PROBLEM DESCRIPTION:
Begin the copy with the line that contains "What React, TypeScript" and end it with the line that contains "Cell, LabelList, Legend". Print these lines exactly and omit all pictures.
___ EXCERPTED DATA
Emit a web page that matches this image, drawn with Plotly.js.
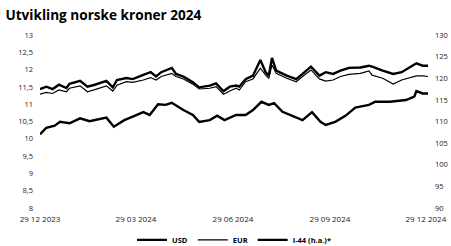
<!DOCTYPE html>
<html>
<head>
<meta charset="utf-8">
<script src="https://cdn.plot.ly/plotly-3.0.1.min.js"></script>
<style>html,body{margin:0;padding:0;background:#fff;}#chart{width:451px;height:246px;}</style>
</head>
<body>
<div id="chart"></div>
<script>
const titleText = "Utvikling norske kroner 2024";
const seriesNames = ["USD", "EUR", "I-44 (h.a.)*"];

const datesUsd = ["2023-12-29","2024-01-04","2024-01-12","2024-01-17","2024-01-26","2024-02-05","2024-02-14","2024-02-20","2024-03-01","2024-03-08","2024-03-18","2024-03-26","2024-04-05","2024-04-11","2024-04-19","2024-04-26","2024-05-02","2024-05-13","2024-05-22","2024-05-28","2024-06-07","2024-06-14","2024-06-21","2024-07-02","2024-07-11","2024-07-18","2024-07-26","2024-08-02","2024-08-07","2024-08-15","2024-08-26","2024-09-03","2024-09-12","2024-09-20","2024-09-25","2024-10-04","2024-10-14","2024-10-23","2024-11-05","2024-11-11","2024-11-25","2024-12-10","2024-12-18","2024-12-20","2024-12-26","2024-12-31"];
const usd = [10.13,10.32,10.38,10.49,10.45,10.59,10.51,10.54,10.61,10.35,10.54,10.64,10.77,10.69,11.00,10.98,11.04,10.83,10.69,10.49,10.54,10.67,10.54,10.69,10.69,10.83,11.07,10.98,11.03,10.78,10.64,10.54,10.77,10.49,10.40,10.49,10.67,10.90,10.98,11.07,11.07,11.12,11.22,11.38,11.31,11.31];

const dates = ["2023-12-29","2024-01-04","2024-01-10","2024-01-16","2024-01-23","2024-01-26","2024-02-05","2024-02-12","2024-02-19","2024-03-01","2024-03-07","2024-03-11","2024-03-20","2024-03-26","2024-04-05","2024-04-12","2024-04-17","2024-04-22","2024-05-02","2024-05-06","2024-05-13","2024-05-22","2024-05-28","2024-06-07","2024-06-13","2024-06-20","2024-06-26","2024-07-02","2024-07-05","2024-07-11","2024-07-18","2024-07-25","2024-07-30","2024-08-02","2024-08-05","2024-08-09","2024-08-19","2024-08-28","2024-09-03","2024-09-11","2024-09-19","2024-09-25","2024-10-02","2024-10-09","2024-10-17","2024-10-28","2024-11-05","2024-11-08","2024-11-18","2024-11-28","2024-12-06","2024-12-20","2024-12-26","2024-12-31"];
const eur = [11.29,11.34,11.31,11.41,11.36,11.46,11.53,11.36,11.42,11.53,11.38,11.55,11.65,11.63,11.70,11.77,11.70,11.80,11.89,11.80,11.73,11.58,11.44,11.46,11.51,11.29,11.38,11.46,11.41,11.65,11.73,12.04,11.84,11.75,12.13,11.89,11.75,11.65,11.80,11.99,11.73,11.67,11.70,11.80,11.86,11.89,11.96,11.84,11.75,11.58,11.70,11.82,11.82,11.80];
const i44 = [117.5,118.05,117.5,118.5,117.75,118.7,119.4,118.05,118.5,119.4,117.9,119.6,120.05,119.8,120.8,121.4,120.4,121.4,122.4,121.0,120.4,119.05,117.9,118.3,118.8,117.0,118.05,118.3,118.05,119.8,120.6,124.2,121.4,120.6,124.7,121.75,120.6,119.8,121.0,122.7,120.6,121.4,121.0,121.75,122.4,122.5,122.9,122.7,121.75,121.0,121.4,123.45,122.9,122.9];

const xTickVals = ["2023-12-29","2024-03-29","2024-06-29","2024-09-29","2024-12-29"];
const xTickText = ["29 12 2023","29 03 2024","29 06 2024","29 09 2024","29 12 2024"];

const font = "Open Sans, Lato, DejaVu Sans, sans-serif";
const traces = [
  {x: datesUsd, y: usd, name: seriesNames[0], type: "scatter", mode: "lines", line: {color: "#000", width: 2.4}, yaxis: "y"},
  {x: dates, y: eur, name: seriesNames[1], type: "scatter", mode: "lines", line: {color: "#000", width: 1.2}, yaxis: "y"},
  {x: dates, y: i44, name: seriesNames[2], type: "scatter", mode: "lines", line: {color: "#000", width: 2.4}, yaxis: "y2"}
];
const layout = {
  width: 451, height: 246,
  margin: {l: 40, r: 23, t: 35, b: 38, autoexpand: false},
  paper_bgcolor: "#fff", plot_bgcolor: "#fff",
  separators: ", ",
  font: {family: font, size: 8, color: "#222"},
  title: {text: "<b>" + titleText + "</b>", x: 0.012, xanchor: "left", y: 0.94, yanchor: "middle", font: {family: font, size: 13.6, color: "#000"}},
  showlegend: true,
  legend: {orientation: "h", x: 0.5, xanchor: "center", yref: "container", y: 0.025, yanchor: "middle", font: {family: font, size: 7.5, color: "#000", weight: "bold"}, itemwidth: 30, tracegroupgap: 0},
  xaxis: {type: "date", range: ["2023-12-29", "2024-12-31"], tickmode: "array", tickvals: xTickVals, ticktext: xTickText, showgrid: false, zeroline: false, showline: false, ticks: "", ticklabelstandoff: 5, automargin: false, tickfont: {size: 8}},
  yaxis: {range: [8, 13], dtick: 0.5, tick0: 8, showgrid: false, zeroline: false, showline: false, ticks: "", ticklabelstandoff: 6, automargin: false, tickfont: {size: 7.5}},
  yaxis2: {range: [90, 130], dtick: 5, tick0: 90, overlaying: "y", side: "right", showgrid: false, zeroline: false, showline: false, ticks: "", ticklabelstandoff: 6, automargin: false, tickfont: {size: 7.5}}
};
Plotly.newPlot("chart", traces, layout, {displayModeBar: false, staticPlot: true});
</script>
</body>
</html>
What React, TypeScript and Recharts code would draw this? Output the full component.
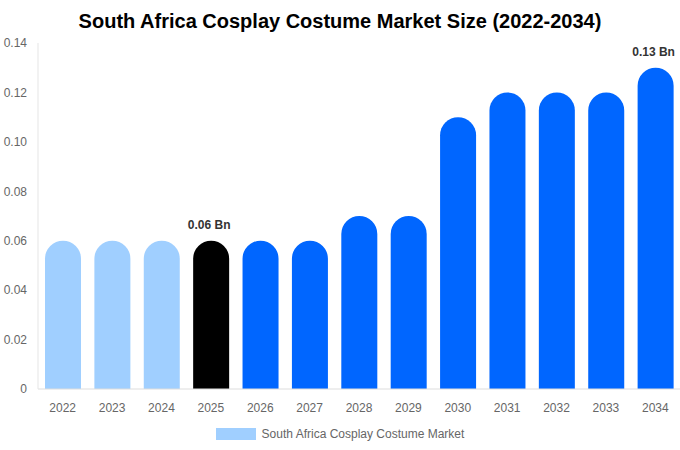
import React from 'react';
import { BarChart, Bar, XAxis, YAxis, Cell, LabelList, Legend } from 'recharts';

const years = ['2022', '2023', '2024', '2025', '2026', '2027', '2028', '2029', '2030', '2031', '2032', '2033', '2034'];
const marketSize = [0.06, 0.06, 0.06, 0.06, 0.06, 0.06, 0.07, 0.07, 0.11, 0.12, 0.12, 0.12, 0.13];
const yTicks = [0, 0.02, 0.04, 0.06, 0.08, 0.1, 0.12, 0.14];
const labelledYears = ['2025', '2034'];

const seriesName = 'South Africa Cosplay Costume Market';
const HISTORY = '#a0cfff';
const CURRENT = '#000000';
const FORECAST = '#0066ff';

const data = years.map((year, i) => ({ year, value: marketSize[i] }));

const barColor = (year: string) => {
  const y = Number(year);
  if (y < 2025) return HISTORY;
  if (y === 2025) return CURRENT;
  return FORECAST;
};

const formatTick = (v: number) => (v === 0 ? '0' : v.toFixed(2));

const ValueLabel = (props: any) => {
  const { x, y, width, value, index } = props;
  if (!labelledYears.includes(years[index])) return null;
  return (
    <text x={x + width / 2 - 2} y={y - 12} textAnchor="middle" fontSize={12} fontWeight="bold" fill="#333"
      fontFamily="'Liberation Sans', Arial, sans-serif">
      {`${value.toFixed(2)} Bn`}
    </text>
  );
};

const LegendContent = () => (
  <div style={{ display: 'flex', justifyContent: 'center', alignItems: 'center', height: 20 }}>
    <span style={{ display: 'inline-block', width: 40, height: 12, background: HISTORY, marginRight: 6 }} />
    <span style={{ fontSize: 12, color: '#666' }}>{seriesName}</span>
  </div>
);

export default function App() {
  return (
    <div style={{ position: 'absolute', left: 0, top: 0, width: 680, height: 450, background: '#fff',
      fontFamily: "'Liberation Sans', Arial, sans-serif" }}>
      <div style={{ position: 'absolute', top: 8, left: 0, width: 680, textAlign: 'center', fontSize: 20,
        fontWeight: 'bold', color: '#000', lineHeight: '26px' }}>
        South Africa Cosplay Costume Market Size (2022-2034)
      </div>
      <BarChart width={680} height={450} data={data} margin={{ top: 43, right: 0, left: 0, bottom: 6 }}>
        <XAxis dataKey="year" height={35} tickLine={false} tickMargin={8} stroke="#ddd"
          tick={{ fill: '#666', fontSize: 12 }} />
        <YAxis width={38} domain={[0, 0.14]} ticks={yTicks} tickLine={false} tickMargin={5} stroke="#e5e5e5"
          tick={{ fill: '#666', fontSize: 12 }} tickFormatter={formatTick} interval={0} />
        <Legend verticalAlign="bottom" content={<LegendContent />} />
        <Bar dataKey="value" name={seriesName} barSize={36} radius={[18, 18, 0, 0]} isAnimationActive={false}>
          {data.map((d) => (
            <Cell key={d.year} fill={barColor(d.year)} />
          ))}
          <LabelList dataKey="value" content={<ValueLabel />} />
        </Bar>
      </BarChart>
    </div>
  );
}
______
TASK RESPONSE:
What React, TypeScript and Recharts code would draw this? Output the full component.
import React from 'react';
import { BarChart, Bar, XAxis, YAxis, Cell, LabelList, Legend } from 'recharts';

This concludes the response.